Saturday, August 15, 2009

The Great Indian Politics.

So much has been spoken about our dashing politicians. Indeed we never do tire criticizing them, or for that matter, taking them for granted. They have always been included in our jokes and this time is no different. Though how one can control the humor in such whimsical situations is a mystery.

Like we have our esteemed municipal commissioner Mr. Phatak trying to exercise restraint on journalists. Boy, did they have a field day writing about him later! Then the poor fellow thought of redeeming himself through his “ask the public” sms campaign, and here he is now, struggling against impeachment! Then there is our ex-chief minister Mr. Deshmukh, who was so unceremoniously sacked after the 7/11 debacle. Back he is again with a cabinet post! Wonder whatever happened to accountability.

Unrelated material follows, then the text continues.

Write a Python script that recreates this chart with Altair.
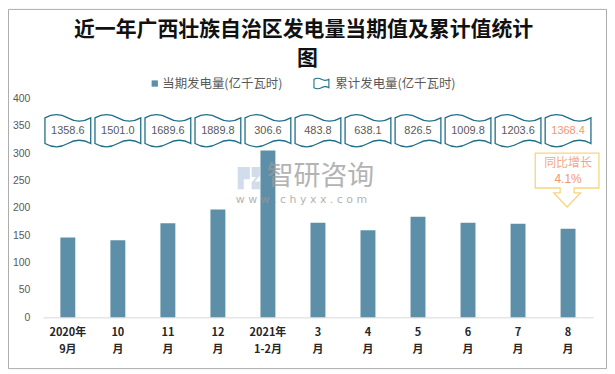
import altair as alt
import pandas as pd

# ---- data ----
categories = ["2020年|9月", "10|月", "11|月", "12|月", "2021年|1-2月",
              "3|月", "4|月", "5|月", "6|月", "7|月", "8|月"]
current_values = [146, 141, 172, 197, 305, 173, 159, 184, 173, 171, 162]
cumulative_labels = ["1358.6", "1501.0", "1689.6", "1889.8", "306.6", "483.8",
                     "638.1", "826.5", "1009.8", "1203.6", "1368.4"]
yoy_text = ["同比增长", "4.1%"]
y_ticks = [0, 50, 100, 150, 200, 250, 300, 350, 400]

title_line1 = "近一年广西壮族自治区发电量当期值及累计值统计"
title_line2 = "图"
legend_labels = ["当期发电量(亿千瓦时)", "累计发电量(亿千瓦时)"]

df = pd.DataFrame({
    "category": categories,
    "value": current_values,
    "cum": cumulative_labels,
    "last": [False] * (len(categories) - 1) + [True],
})
one = pd.DataFrame({"a": [0]})

BAR = "#5D8FA8"
FLAG = "#1F6F8B"
SALMON = "#F39770"
GREY = "#595959"

FLAG_PATH = ("M-1,-0.56 C-0.67,-0.75 -0.33,-0.75 0,-0.56 C0.33,-0.37 0.67,-0.37 1,-0.56 "
             "L1,0.56 C0.67,0.37 0.33,0.37 0,0.56 C-0.33,0.75 -0.67,0.75 -1,0.56 Z")
CALLOUT_PATH = ("M-1.03,-0.86 L0.97,-0.86 L0.97,0.234 L0.19,0.234 L0.19,0.39 L0.39,0.39 "
                "L-0.03,0.83 L-0.45,0.39 L-0.25,0.39 L-0.25,0.234 L-1.03,0.234 Z")

x_enc = alt.X("category:N", sort=categories, title=None,
              scale=alt.Scale(paddingInner=0.0, paddingOuter=0.0),
              axis=alt.Axis(labelAngle=0, ticks=False, domainColor="#D9D9D9",
                            domainWidth=1, labelFontWeight="bold", labelFontSize=11,
                            labelColor="#262626", labelFont="Noto Sans CJK SC",
                            labelPadding=9, labelLineHeight=17,
                            labelExpr="split(datum.label, '|')"))
y_scale = alt.Scale(domain=[0, 400], nice=False)
y_axis = alt.Axis(values=y_ticks, grid=False, domain=False, labelOverlap=False,
                  ticks=False, labelFontSize=10.5, labelColor=GREY,
                  labelFont="Liberation Sans", labelPadding=13, title=None)


def ydat(v):
    return alt.YDatum(v, type="quantitative", scale=y_scale, axis=y_axis)


bars = alt.Chart(df).mark_bar(size=15, color=BAR).encode(
    x=x_enc,
    y=alt.Y("value:Q", scale=y_scale, title=None, axis=y_axis),
)

flags = alt.Chart(df).mark_point(shape=FLAG_PATH, size=2116, filled=True, fill="white",
                                 stroke=FLAG, strokeWidth=1.3, opacity=1).encode(
    x=alt.X("category:N", sort=categories),
    y=ydat(341),
)

flag_text = alt.Chart(df).mark_text(fontSize=11, font="Liberation Sans").encode(
    x=alt.X("category:N", sort=categories),
    y=ydat(341),
    text="cum:N",
    color=alt.condition(alt.datum.last, alt.value(SALMON), alt.value(GREY)),
)

last_df = df[df["last"]]
callout = alt.Chart(last_df).mark_point(shape=CALLOUT_PATH, size=4096, filled=True,
                                        fill="white", stroke="#F8D57E",
                                        strokeWidth=1.3, opacity=1).encode(
    x=alt.X("category:N", sort=categories),
    y=ydat(250),
)
callout_t1 = alt.Chart(last_df).mark_text(fontSize=12, font="Noto Sans CJK SC",
                                          color="#F4A88A").encode(
    x=alt.X("category:N", sort=categories), y=ydat(281.5),
    text=alt.value(yoy_text[0]))
callout_t2 = alt.Chart(last_df).mark_text(fontSize=12, font="Liberation Sans",
                                          color=SALMON).encode(
    x=alt.X("category:N", sort=categories), y=ydat(253),
    text=alt.value(yoy_text[1]))

# ---- decorations: border, title, legend, watermark ----
border = alt.Chart(one).mark_rect(fill=None, stroke="#ABABAB", strokeWidth=1).encode(
    x=alt.value(-34.5), x2=alt.value(566.5), y=alt.value(-89.5), y2=alt.value(271.5))

t1 = alt.Chart(one).mark_text(fontSize=21, fontWeight="bold", font="Noto Sans CJK SC",
                              color="#111111").encode(
    x=alt.value(262), y=alt.value(-69), text=alt.value(title_line1))
t2 = alt.Chart(one).mark_text(fontSize=21, fontWeight="bold", font="Noto Sans CJK SC",
                              color="#111111").encode(
    x=alt.value(266), y=alt.value(-40), text=alt.value(title_line2))

leg_sq = alt.Chart(one).mark_point(shape="square", size=40, filled=True, color=BAR,
                                   opacity=1).encode(x=alt.value(112.5), y=alt.value(-15))
leg_t1 = alt.Chart(one).mark_text(fontSize=12.5, font="Noto Sans CJK SC", color=GREY,
                                  align="left").encode(
    x=alt.value(120), y=alt.value(-15), text=alt.value(legend_labels[0]))
leg_flag = alt.Chart(one).mark_point(shape=FLAG_PATH, size=225, filled=True, fill="white",
                                     stroke=FLAG, strokeWidth=1.1, opacity=1).encode(
    x=alt.value(280), y=alt.value(-15))
leg_t2 = alt.Chart(one).mark_text(fontSize=12.5, font="Noto Sans CJK SC", color=GREY,
                                  align="left").encode(
    x=alt.value(294), y=alt.value(-15), text=alt.value(legend_labels[1]))

LOGO_PATH = ("M-1,-1 L0.1,-1 L0.1,0.1 L-0.45,0.1 L-0.45,1 L-1,1 Z "
             "M0.25,-1 L1,-1 L1,-0.2 L0.55,0.3 L1,0.3 L1,1 L0.25,1 L0.25,0.4 L0.65,-0.1 L0.25,-0.1 Z")
wm_logo = alt.Chart(one).mark_point(shape=LOGO_PATH, size=500, filled=True,
                                    color="#C3D1E6", opacity=0.75).encode(
    x=alt.value(207), y=alt.value(80))
wm_t1 = alt.Chart(one).mark_text(fontSize=27, font="Noto Sans CJK SC", color="#9a9a9a",
                                 opacity=0.75, align="left").encode(
    x=alt.value(225), y=alt.value(79), text=alt.value("智研咨询"))
wm_t2 = alt.Chart(one).mark_text(fontSize=11, font="DejaVu Sans", color="#9a9a9a",
                                 opacity=0.75, align="left").encode(
    x=alt.value(194), y=alt.value(102), text=alt.value("w w w . c h y x x . c o m"))

chart = alt.layer(
    border, bars, wm_logo, wm_t1, wm_t2, flags, flag_text, callout, callout_t1, callout_t2,
    t1, t2, leg_sq, leg_t1, leg_flag, leg_t2,
).properties(
    width=553, height=220,
    autosize=alt.AutoSizeParams(type="none"),
    padding={"left": 35, "top": 90, "right": 14, "bottom": 52},
    background="white",
).configure_view(stroke=None)

chart.save("out.html", embed_options={"renderer": "svg", "actions": False})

The Prime Minister, inspite of all his qualifications and degrees, failed to decipher a few additional lines in a path breaking treaty, making Pakistan and the opposition so much happier. The great Mayawati goes about erecting her own statues even before her death (coz’ she’s so sure no one would do so when she’s really gone). If nothing else I sure admire her guts. And no one seems to be able to raise a voice against her! Then of course, everyone knows about the famous ‘Abdullah walk out’ from the Kashmir assembly. The fact that he didn’t resign in the end doesn’t matter. After all, its the “thought” that counts.

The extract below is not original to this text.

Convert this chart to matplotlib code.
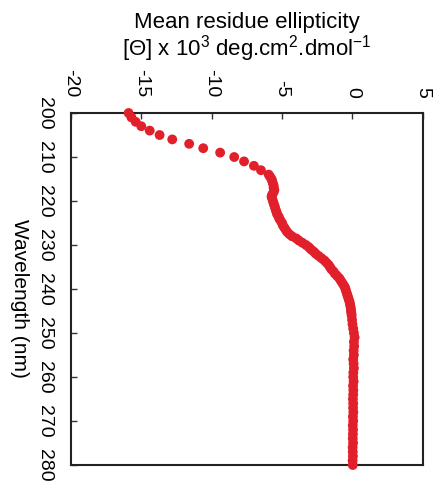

Mr. Advani is still standing firm; indeed he is the strongest 82 -year old I know. He’s still not let go off the chair everyone else has been trying to pull away from him. Modi still goes around suspecting every face on the road of being an LET member out to kill him. After all he’s bigger than the President! And the President herself! Apart from increasing her own salary by a whopping 200%, I don’t recall her having done anything else. And yeah! Where is our supposedly “educated” Chief Minister Mr. Chavan? Ab tak uski ‘fakal’ hi nahi dekhi.

The railways ki “mamata” is shining, but only on West Bengal, with us being left in the lurch. Choosing a backward class speaker in the Lok Sabha was considered to be a UPA masterstroke. Though isn’t a speaker actually supposed to speak?? That too loudly? And finally, the one having the last laugh must be Mr. Pranab Mukherjee, our Finance Minister. Comparing his budget prepared before and after the elections, every Indian must fell slapped in the face! I can just imagine him performing a jig singing, “April(sorry June) fool banaya!”

These instances are just the tip of the iceberg. After all this, I still wonder how our politicians complain about getting a raw deal. Or do they complain at all?? Oh no! They are a happy lot, content in their twisted game of politics. Just as we are content sitting back and enjoying the saas-bahu type dramas that our country’s leaders enact.